COVID cases confound this fundamental legal concept because, in many cases, there's no way to prove with certainty that any one location or exposure 'caused' the transmission of the virus. Yes, healthcare personnel are more likely to contract the virus because of their exposure to it through their occupation or workplace. However, science has determined that asymptomatic people are spreading the disease - people who show no evidence of being sick. So, while, yes, healthcare workers are more likely to contract the disease at their workplace, they also live in a community where the virus is active. These workers are also susceptible to contracting the virus through their interactions at home, while at their grocery store, or any place where they may come in contact with an asymptomatic person.
The virus's capacity to spread via non-symptomatic people makes it extremely difficult to assign 'cause' to one specific entity or location. This challenge to proving 'cause' poses new questions to all parties to a WC case:
As if the legal challenges aren't tricky enough, WC cases will also face challenges posed by the increased flood of local, regional, and national legislative efforts to stem the spread and contain the damages caused by the virus. Every state has been scrambling to manage their specific COVID crisis, with many passing laws and emergency regulations on a weekly (or sometimes daily) basis.
However, these short-term legislative fixes address only the crisis of the day. In many (if not most) cases, their potential long-term impacts have not been fully vetted, and those who act in accordance with the new rule may create additional challenges and liabilities in the future.

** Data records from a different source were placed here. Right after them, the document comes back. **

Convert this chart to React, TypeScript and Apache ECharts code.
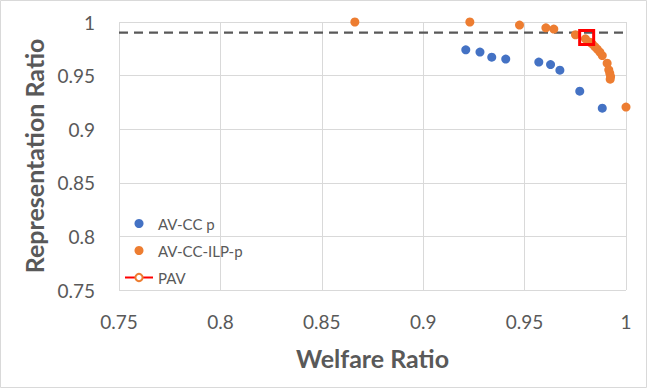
import React, { useEffect, useRef } from "react";
import * as echarts from "echarts";

const xTicks = { min: 0.75, max: 1, interval: 0.05 };
const yTicks = { min: 0.75, max: 1, interval: 0.05 };

const avccWelfare = [0.921, 0.928, 0.9338, 0.9407, 0.957, 0.9628, 0.9674, 0.9772, 0.9883];
const avccRep = [0.974, 0.9719, 0.9672, 0.9654, 0.9626, 0.9603, 0.9551, 0.9355, 0.9196];

const ilpWelfare = [
  0.8663, 0.923, 0.9475, 0.9605, 0.9644, 0.9751, 0.98, 0.9822, 0.9833, 0.9846,
  0.9858, 0.9871, 0.9883, 0.9907, 0.9915, 0.992, 0.9924, 0.9922, 1.0,
];
const ilpRep = [
  1.0, 1.0, 0.9971, 0.9946, 0.9934, 0.9881, 0.9843, 0.9812, 0.9796, 0.9771,
  0.9747, 0.9719, 0.9687, 0.9616, 0.9554, 0.9523, 0.9491, 0.9467, 0.9206,
];

const pavWelfare = [0.9806];
const pavRep = [0.9855];

const thresholdX = [0.75, 1.0];
const thresholdY = [0.99, 0.99];

const seriesNames = ["AV-CC p", "AV-CC-ILP-p", "PAV"];
const xName = "Welfare Ratio";
const yName = "Representation Ratio";

const zip = (a: number[], b: number[]) => a.map((v, i) => [v, b[i]]);

export default function App() {
  const ref = useRef<HTMLDivElement>(null);
  useEffect(() => {
    if (!ref.current) return;
    const chart = echarts.init(ref.current, undefined, { renderer: "svg" });
    const txt = "#595959";
    const font = "Lato";
    chart.setOption({
      animation: false,
      backgroundColor: "#ffffff",
      textStyle: { fontFamily: font },
      graphic: [
        {
          type: "rect",
          shape: { x: 0.5, y: 0.5, width: 646, height: 387 },
          style: { fill: "none", stroke: "#d9d9d9", lineWidth: 1 },
          silent: true,
        },
      ],
      grid: { left: 119, top: 22, width: 507, height: 268 },
      xAxis: {
        type: "value",
        min: xTicks.min,
        max: xTicks.max,
        interval: xTicks.interval,
        name: xName,
        nameLocation: "middle",
        nameGap: 55,
        nameTextStyle: { fontSize: 25, fontWeight: "bold", color: txt, fontFamily: font },
        axisLine: { show: false },
        axisTick: { show: false },
        axisLabel: { fontSize: 19, color: txt, margin: 22, fontFamily: font },
        splitLine: { show: true, lineStyle: { color: "#d9d9d9", width: 1 } },
      },
      yAxis: {
        type: "value",
        min: yTicks.min,
        max: yTicks.max,
        interval: yTicks.interval,
        name: yName,
        nameLocation: "middle",
        nameGap: 72,
        nameTextStyle: { fontSize: 25, fontWeight: "bold", color: txt, fontFamily: font },
        axisLine: { show: false },
        axisTick: { show: false },
        axisLabel: { fontSize: 19, color: txt, margin: 24, fontFamily: font },
        splitLine: { show: true, lineStyle: { color: "#d9d9d9", width: 1 } },
      },
      legend: {
        orient: "vertical",
        left: 124,
        top: 216,
        padding: 0,
        itemWidth: 28,
        itemHeight: 9,
        itemGap: 12,
        textStyle: { fontSize: 15, color: txt, fontFamily: font },
        data: seriesNames,
      },
      series: [
        {
          type: "line",
          name: "threshold",
          data: zip(thresholdX, thresholdY),
          symbol: "none",
          silent: true,
          lineStyle: { color: "#595959", width: 2.25, type: [9, 6] },
          z: 1,
        },
        {
          type: "scatter",
          name: seriesNames[0],
          data: zip(avccWelfare, avccRep),
          symbol: "circle",
          symbolSize: 9,
          itemStyle: { color: "#4472C4", opacity: 1 },
          z: 2,
        },
        {
          type: "scatter",
          name: seriesNames[1],
          data: zip(ilpWelfare, ilpRep),
          symbol: "circle",
          symbolSize: 9,
          itemStyle: { color: "#ED7D31", opacity: 1 },
          z: 3,
        },
        {
          type: "line",
          name: seriesNames[2],
          symbol: "emptyCircle",
          symbolSize: 6,
          itemStyle: { color: "#ED7D31" },
          lineStyle: { color: "#FF0000", width: 3 },
          data: zip(pavWelfare, pavRep).map((v) => ({
            value: v,
            symbol: "rect",
            symbolSize: 14,
            itemStyle: { color: "rgba(0,0,0,0)", borderColor: "#FF0000", borderWidth: 3 },
          })),
          z: 4,
        },
      ],
    });
    return () => chart.dispose();
  }, []);
  return (
    <div
      ref={ref}
      style={{ position: "absolute", left: 0, top: 0, width: 647, height: 388 }}
    />
  );
}
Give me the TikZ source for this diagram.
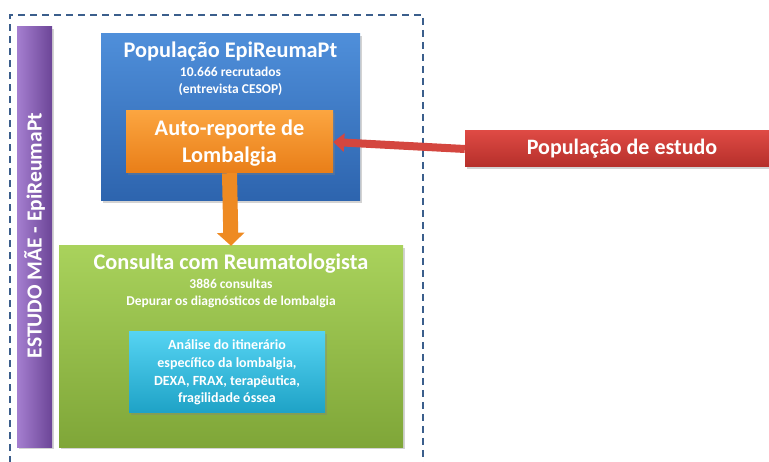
\documentclass[tikz,border=0pt]{standalone}
\usepackage{fontspec}
\setmainfont{Carlito}
\usetikzlibrary{shadows,arrows.meta}
\definecolor{dashc}{HTML}{3B5E8C}
\definecolor{blueT}{HTML}{4F8FDA}
\definecolor{blueB}{HTML}{2D64AE}
\definecolor{orT}{HTML}{FBA540}
\definecolor{orB}{HTML}{E97E18}
\definecolor{grT}{HTML}{A9D25C}
\definecolor{grB}{HTML}{7FA638}
\definecolor{cyT}{HTML}{55D3F2}
\definecolor{cyB}{HTML}{1EA2C6}
\definecolor{rdT}{HTML}{DE4A44}
\definecolor{rdB}{HTML}{B52F2A}
\definecolor{puL}{HTML}{A57FD0}
\definecolor{puR}{HTML}{6C4597}
\definecolor{arrO}{HTML}{EE8A22}
\definecolor{arrR}{HTML}{D4463F}
\begin{document}
\begin{tikzpicture}[x=1pt,y=-1pt,
  box/.style={inner sep=0pt, draw=none, drop shadow={shadow xshift=2pt,shadow yshift=-2pt,opacity=0.35}},
  ttl/.style={text=white, font=\bfseries\fontsize{22.3}{27}\selectfont, inner sep=0pt},
  sub/.style={text=white, font=\bfseries\fontsize{13.5}{17}\selectfont, inner sep=0pt, align=center}]
\useasboundingbox (0,0) rectangle (769,462);
% dashed frame
\draw[dashc, line width=1.6pt, dash pattern=on 7pt off 5pt] (10,475) -- (10,15) -- (423,15) -- (423,475);
% purple bar
\node[box, minimum width=35pt, minimum height=420pt, left color=puL, right color=puR] (bar) at (34.5,237) {};
\node[rotate=90, text=white, font=\bfseries\fontsize{21.5}{24}\selectfont] (bartext) at (34.5,235.5) {ESTUDO MÃE - EpiReumaPt};
% blue box
\node[box, minimum width=259pt, minimum height=167pt, top color=blueT, bottom color=blueB] (blue) at (230.5,117.5) {};
\node[ttl] (bluet) at (230.5,52) {População EpiReumaPt};
\node[sub] (blues) at (230.5,81.5) {10.666 recrutados\\(entrevista CESOP)};
% orange box
\node[box, minimum width=207pt, minimum height=62pt, top color=orT, bottom color=orB] (orange) at (229.5,142) {};
\node[ttl, align=center] (oranget) at (229.5,143.5) {Auto-reporte de\\Lombalgia};
% green box
\node[box, minimum width=344pt, minimum height=201pt, top color=grT, bottom color=grB] (green) at (231,346.5) {};
\node[ttl] (greent) at (231,264) {Consulta com Reumatologista};
\node[sub] (greens) at (231,293.5) {3886 consultas\\Depurar os diagnósticos de lombalgia};
% cyan box
\node[box, minimum width=196pt, minimum height=81pt, top color=cyT, bottom color=cyB] (cyan) at (227,372.5) {};
\node[sub, font=\bfseries\fontsize{14}{17.7}\selectfont] (cyant) at (227,372.5) {Análise do itinerário\\específico da lombalgia,\\DEXA, FRAX, terapêutica,\\fragilidade óssea};
% red box
\node[box, minimum width=314pt, minimum height=36pt, top color=rdT, bottom color=rdB] (red) at (622,149) {};
\node[ttl, font=\bfseries\fontsize{22}{24}\selectfont] (redt) at (red.center) {População de estudo};
% arrows
\draw[arrO, line width=15pt, -{Triangle[width=27pt,length=13pt]}] (orange.south) -- (green.north);
\draw[arrR, line width=8pt, -{Triangle[width=18pt,length=11pt]}] (red.west) -- (orange.east);
\end{tikzpicture}
\end{document}
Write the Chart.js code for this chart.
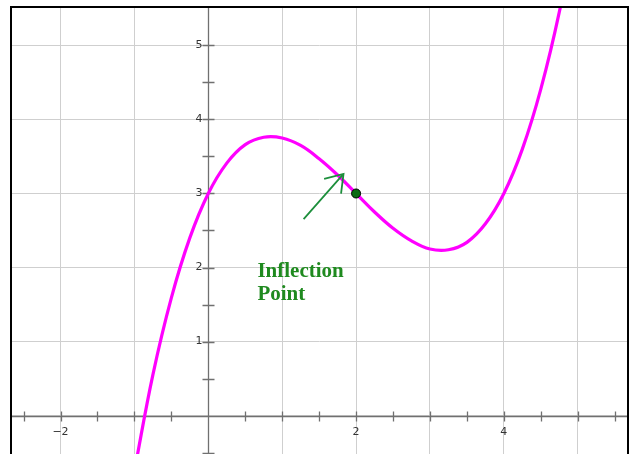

These issues and more will be the subjects of an increasing number of litigations as future lawsuits and WC claims are processed in the coming months and years.
Increasing numbers of COVID-related WC claims will almost certainly prompt a rise in MSA applications, as claimants seek as much coverage as possible for future services related to their COVID injuries. In these cases, it will be even more important to consider the interests of the Centers for Medicare and Medicaid Services (CMS) when crafting those MSA documents. As the Mandatory Secondary Payor, CMS is not authorized to spend Medicare resources on health conditions caused by or the responsibility of a third party. The 'COVID cause' concern will pose challenges in these cases, too, if there is an insufficient declaration of cause in the MSA application.
(On a side note, the COVID crisis may also trigger a rise in Social Security Disability Insurance (SSDI) claims, too. The number of those cases also rises in the aftermath of a societal crisis. These SSDI claims will also be plagued by the 'COVID cause' challenge insofar as science has yet to determine if the virus can cause permanent disabilities as well as as-yet-undiscovered injuries and illnesses.)
The COVID-19 virus has already caused countless job-related injuries and illnesses in businesses and industries across the country. It is on track to generate thousands more before healthcare and scientific resources can fully contain it. Even without the myriad of legal challenges it is engendering, the related WC claims it will generate will also trigger the demand by both injured parties and the CMS to develop comprehensive MSA applications to manage the costs of covering those injuries. As the country works through both the pandemic and its ensuing recession, the coronavirus of 2019-2020 will almost certainly restructure how America's workers' compensation and Medicare Set Aside sectors operate in the future.